Within the next hundred years, two-thirds or more of the human population will be completely died-off. The few that are left will live in a toxic, polluted, depleted world and will fight each other for the remaining scraps of energy and raw materials. It will be very ugly.

There is nothing you can do about this. It is all hardwired to happen, only the timescale is fungible. Be at peace and accept your fate.

Chervil said...

Good article. Unfortunately, I am not very hopeful we will choose the sensible path. There is currently no government that is taking climate change and peak oil as seriously as they should. And even among "green" economists there still is the belief that the market will fix it if we just fix the market.

mattbg said...

Some very good points!

Essentially, improving the model that we hand over to developing countries to replicate before we encourage their rapid development so that they are reproducing something sustainable, rather than something that we know is not.

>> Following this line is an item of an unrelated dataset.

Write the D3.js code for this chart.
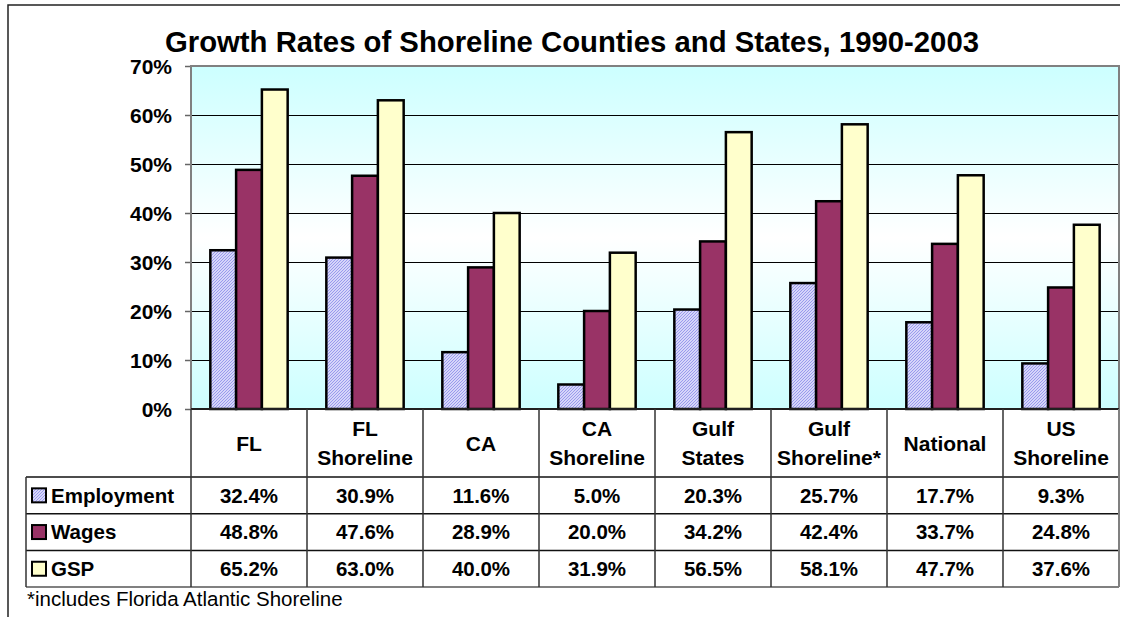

At the moment, we are stuck in the trap where many (with some validity) claim that we have no right to demand that developing countries not adopt dirty, inefficient technologies because they are technologies that brought the West the prosperity that others didn't participate in. The dirty, inefficient technologies are the cheapest ones that are adopted because concerns about environmental impacts are usually lower in developing countries.

The attitude that says that we can't tell them how to develop their countries basically insists that our mistakes of the past be replicated all over the world simply because these mistakes gave us a good standard of living in the end, even if it's unsustainable.

I don't see this appetite for mediocrity going away. It has its roots in relativism and I think you'd have to injure relativism's hold on the global mind before you have a shot at this. There are simply too many people that are demanding a share of global prosperity (I am thinking specifically of China) that they won't want to wait that long.. and I'm not sure China will be stable as a country if prosperity isn't shared quickly over there.

Still, I know you are right... but I question the practicality.